Namun, penderitaan rakyat Cicadas belum berakhir. Pada 21 Desember 1945, tepat jam 13.00, beberapa pesawat pembom Inggris kembali menyambangi kawasan yang sejak zaman Hindia Belanda dikenal sebagai pusat tekstil tersebut. Kali ini Inggris menyasar Markas Batalion Hizbullah pimpinan Mayor Aminuddin Hamzah dan Unit Husinsyah.
“Akibat pemboman itu puluhan rakyat tewas dan 35 lainnya mengalami luka-luka…Inggris sendiri mengumumkan telah menangkap satu truk penuh pasukan Banteng Hitam,” tulis A.H. Nasution dalam Sekitar Perang Kemerdekaan Indonesia: Diplomasi dan Bertempur (Jilid II).
Baca juga: Heboh Pemuda Peuyeumbol
Dalam pemberitaannya pada 26 Desember 1945, harian Merdeka menyebut bahwa korban pemboman Inggris pada 21 Desember 1945 telah banyak menimbulkan kematian di kalangan rakyat sipil. Secara jelas, Merdeka menyebut mayoritas korban adalah masyarakat Tionghoa yang tinggal di wilayah sekitar Pasar Cicadas.
Dua hari kemudian, Cicadas lagi-lagi disambangi pesawat-pesawat pembom Inggris. Kendati para petugas dari Palang Merah Indonesia (PMI) masih sibuk melakukan evakuasi korban pemboman 21 Desember 1945, pihak militer Inggris tak peduli dan tetap melakukan penyerangan lewat udara ke lembah Cicadas. Bahkan seolah tak cukup lewat udara, di darat pun mereka mengerahkan kekuatan-kekuatan tempurnya.
“Sejak jam 06.00 telah terjadi pertempuran-pertempuran di mana musuh mempergunakan tank dan artileri,” ungkap Nasution.
Apa yang menyebabkan militer Inggris begitu bernafsu menghabisi wilayah Cicadas?
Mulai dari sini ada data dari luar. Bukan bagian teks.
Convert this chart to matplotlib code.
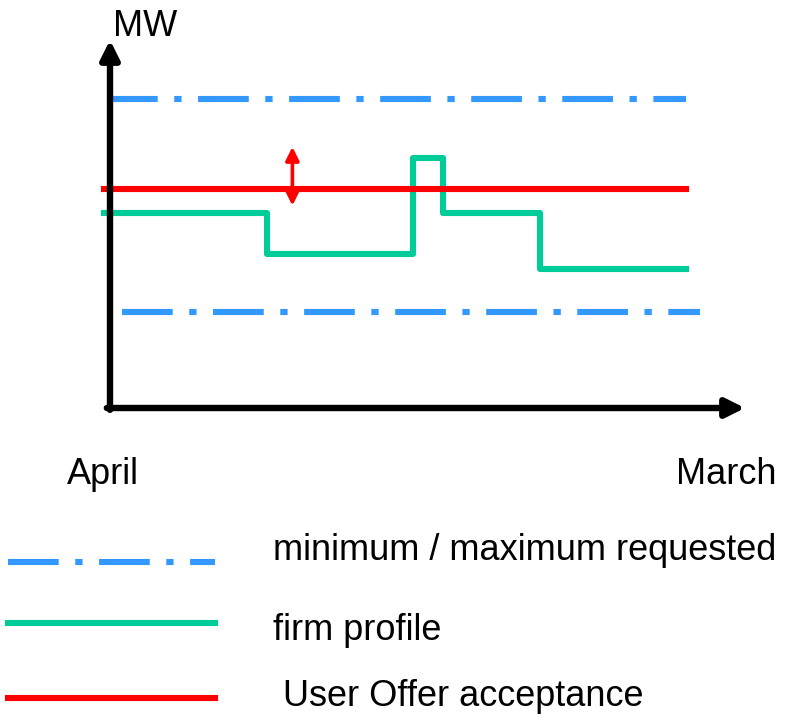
import matplotlib.pyplot as plt
from matplotlib.lines import Line2D

plt.rcParams['font.family'] = ['Liberation Sans', 'DejaVu Sans']

# data (x in months from April, y in MW, arbitrary scale)
max_x = [-0.06, 12.0]
max_y = [100, 100]
min_x = [0.25, 12.3]
min_y = [31, 31]
offer_x = [-0.125, 12.0]
offer_y = [71, 71]
firm_x = [-0.125, 3.27, 6.31, 6.94, 8.96, 12.0]
firm_y = [63, 50, 81, 63, 45, 45]
arrow_x = 3.8
arrow_y = [65.5, 84.5]

legend_labels = ['minimum / maximum requested', 'firm profile', ' User Offer acceptance']

BLUE = '#3399ff'
GREEN = '#00cc99'
RED = '#ff0000'

W, H = 794, 720
fig = plt.figure(figsize=(W / 100, H / 100), dpi=100)

def px(x, y):
    return x / W, 1 - y / H

ax = fig.add_axes([110 / W, (H - 408) / H, (745 - 110) / W, (408 - 40) / H])
ax.set_xlim(0, 13.23)
ax.set_ylim(0, 119.1)
ax.axis('off')

dashdot = (0, (8.3, 2.7, 1.2, 2.7))
lw = 4.4
ax.plot(max_x, max_y, color=BLUE, lw=lw, linestyle=dashdot, dash_capstyle='butt', clip_on=False)
ax.plot(min_x, min_y, color=BLUE, lw=lw, linestyle=dashdot, dash_capstyle='butt', clip_on=False)
ax.plot(offer_x, offer_y, color=RED, lw=lw, clip_on=False, zorder=4)
ax.step(firm_x, firm_y, where='post', color=GREEN, lw=lw, clip_on=False, zorder=3)

ax.annotate('', xy=(arrow_x, arrow_y[1]), xytext=(arrow_x, arrow_y[0]),
            arrowprops=dict(arrowstyle='<|-|>', color=RED, lw=2.6,
                            mutation_scale=20, shrinkA=0, shrinkB=0), zorder=5)

# axes arrows
axis_props = dict(arrowstyle='-|>', color='black', lw=4.6, mutation_scale=28,
                  shrinkA=0, shrinkB=0)
ax.annotate('', xy=(0, 1), xytext=(0, -0.005), xycoords='axes fraction',
            arrowprops=axis_props, zorder=6)
ax.annotate('', xy=(1, 0), xytext=(-0.005, 0), xycoords='axes fraction',
            arrowprops=axis_props, zorder=6)

fs = 26
fig.text(*px(113, 27), 'MW', fontsize=fs, ha='left', va='center')
fig.text(*px(67, 474), 'April', fontsize=fs, ha='left', va='center')
fig.text(*px(676, 474), 'March', fontsize=fs, ha='left', va='center')

# legend drawn by hand
lax = fig.add_axes([0, 0, 1, 1])
lax.set_xlim(0, W)
lax.set_ylim(H, 0)
lax.axis('off')
handles = [
    dict(color=BLUE, linestyle=dashdot, dash_capstyle='butt'),
    dict(color=GREEN),
    dict(color=RED),
]
rows = [562, 623, 698]
text_rows = [551, 630, 696]
for lab, sty, ry, ty in zip(legend_labels, handles, rows, text_rows):
    lax.add_line(Line2D([8, 215], [ry, ry], lw=lw, **sty))
    lax.text(273, ty, lab, fontsize=fs, ha='left', va='center')

fig.savefig('out.png', dpi=100)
Menurut Nasution, militer Inggris sangat meyakini informasi dari intelijennya bahwa Cicadas merupakan salah satu basis terkuat para “ekstrimis Indonesia” yang ada di Bandung.
Dan memang menurut sejarawan John R.W. Smail, Cicadas yang padat dipenuhi oleh kekuatan kelompok-kelompok bersenjata Indonesia. Mulai TKR hingga badan-badan lasykar.
“Di sana ada kekuatan Hizbullah paling besar di Bandung yakni batalion yang dipimpin oleh Aminuddin Hamzah,” ungkap Smail dalam Bandung Awal Revolusi (1945-1946).